Throughout his career, Renoir painted the occasional still life. His Strawberries from about 1905 is particularly interesting because of its contrasting colours and surface textures. Renoir didn’t appear to have been influenced by the unusual projective geometry of Cézanne’s still lifes, though.

Pierre-Auguste Renoir (1841–1919), Terrace at Cagnes (1905), oil on canvas, 46.3 x 55 cm, Bridgestone Museum of Art ブリヂストン美術館, Tokyo, Japan. Wikimedia Commons.

Renoir painted numerous views of Cagnes, including this of a Terrace at Cagnes, from 1905. The yellow ochre buildings and luxuriant plants are typical of these works.

Pierre-Auguste Renoir (1841–1919), The Church of Notre-Dame de Protection at Haut-de-Cagnes (1905), further details not known. Wikimedia Commons.

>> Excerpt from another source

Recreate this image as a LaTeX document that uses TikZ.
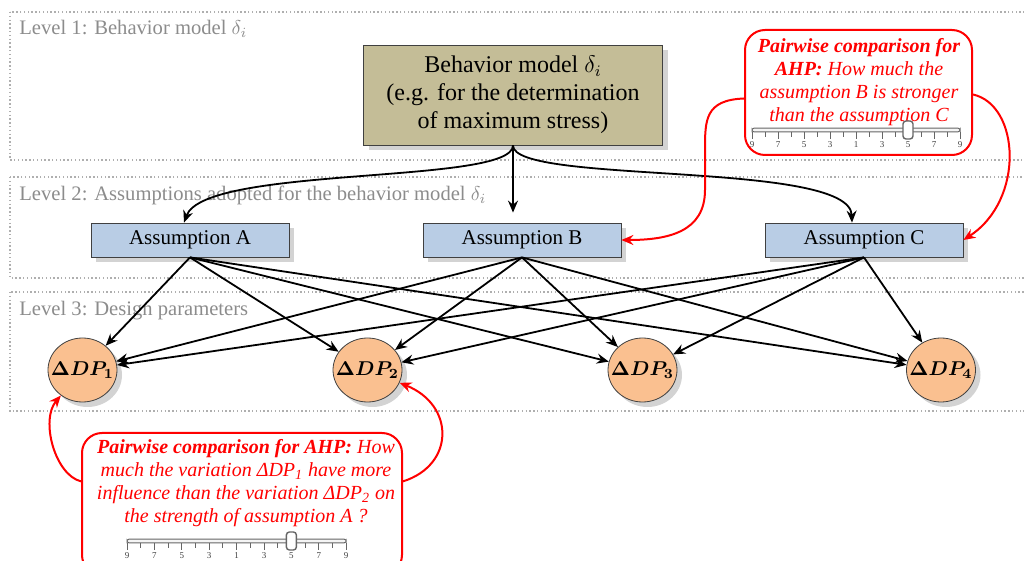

He also painted some more formal and traditional views of the town, including this of The Church of Notre-Dame de Protection at Haut-de-Cagnes (1905), the mediaeval village set a mile or two further inland and well above the seaside resort. The tall cypress tree which echoes the church tower is more substantial than his previous sublime trees, and has its own echo in the stripped trunk at the right edge of the canvas.